For those who enjoy Thanksgiving dinner, might we suggest transforming those leftovers into Bubble and Squeak? This British dish was invented in the 18th century and gets its name from the audible bubbling up and squeaking sounds it makes while cooking over the fire. Our Bubble and Squeak recipe gets a California twist from superfood goodness.

Yield: 4 Servings

Ingredients

  • 1 lb of mashed or roasted potatoes (if roasted, mash them with a fork.)
  • 1/2 Spanish onion shredded
  • 1/2 cup cooked corn kernels
  • 1/2 cup cooked squash (chopped or mashed)
  • 1/2 cup leftover stuffing
  • 1 cup fresh or frozen Kale chopped
  • 1/2 cup leftover shredded turkey
  • 4 oz butter
  • 8 medium eggs (1 or 2 per person)
  • 2 tbsp cooking oil or butter for eggs
  • 1 lb mixed cherry, grape and mini yellow tomatoes halved.
  • 2 tbsp olive oil
  • Pinch of salt and pepper for tomatoes
  • 2 tbsp chopped chives or green onion
  • 1 tbsp pea shoots or arugula (Garnish)

 

Instructions

  • Bubble and Squeak Mix: Combine potatoes, onion, squash, turkey, corn, kale, and stuffing in a bowl and mix together until fully mixed.
  • In a large frying pan heat 2 oz of butter.
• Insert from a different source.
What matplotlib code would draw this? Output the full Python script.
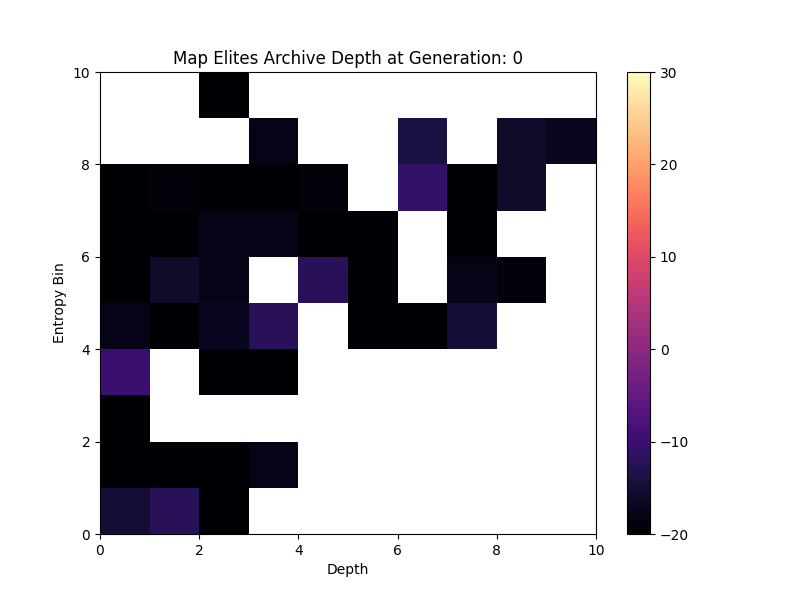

Once melted and hot spread the “Bubble and Squeak”, into the pan and spread to cover the bottom.
  • Fry over medium heat for about 8 to 10 minutes or until the underside is brown.
  • Place a large plate over the pan and turn the pan and plate over so that the fried mixture is now on the plate.
  • Heat the remaining butter in the pan and carefully slide the mixture back in the pan.
  • Cook again over medium heat until the other side is golden brown. Approx. 4-6 minutes.
  • In a separate pan heat the cooking oil or butter to cook the eggs. Best with over-easy eggs so cook for about 3 min on one side and 2 min on the other. This way the yolk is still runny. But make them how you like them.
  • Mix the olive oil, halved tomatoes, chives or green onions, salt, and pepper in a small bowl.
  • Take the bubble and squeak fried mixture and place an even amount on each plate. Top with fried egg. garnish with tomatoes on the side and pea shoots/arugula.